We have fought against many of humankind’s worst atrocities, sending our soldiers far and wide to the aid of the Jewish in World War II through to the Rwandan genocide in the 1990s. We have invited refugees in with open arms. But we sent the Japanese to internment camps, and we stood by idly while countries annex each other the same way it happened before World War II. We can do better.

We have an abundance of natural resources but allow other countries unprecedented access to our mines and oil just to maintain economic ties. We can be better stewards of our country.

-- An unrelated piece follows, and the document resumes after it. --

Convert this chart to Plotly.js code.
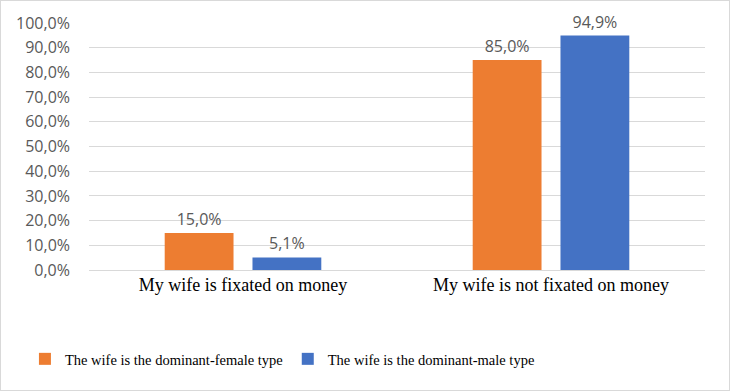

We have hundreds of years of wrongs committed against our First Nations. Unfair treaties, residential schools and the MMIWG inquiry to name a few. And if you thought that residential schools are a distant blemish in our otherwise pristine history (as I did until a few weeks ago), remember the last school shut down in 1999, the year after I graduated high school. People my age were ripped from their families and denied their culture. That’s going to take a long time to heal, and it’s going to be a complicated process. We have started it, but we can do better.

Unceded Territory

Unceded Territory. Image by Heather Button. Copyright © http://atomic-temporary-30814180.wpcomstaging.com

We have equal rights, but as a woman I am still paid 33% less than my male counterparts. Think about the exchange rate (as of today) for buying something from the US compared to Canada. That’s the same difference. As a white woman I have seen how terrified women of other cultures have been to speak up in front of me, let alone a panel of white men. We can do better.

Today, I celebrate Canada’s 150th birthday with pride, happy to raise my son in a country which has accomplished so much. But I will also teach him not to rest on our rose-coloured history. It only takes one corrupt person at any level of leadership to ruin our future. I will teach him that we can do better, that we should do better.

Happy 150th birthday Canada. Let’s see what else we can accomplish!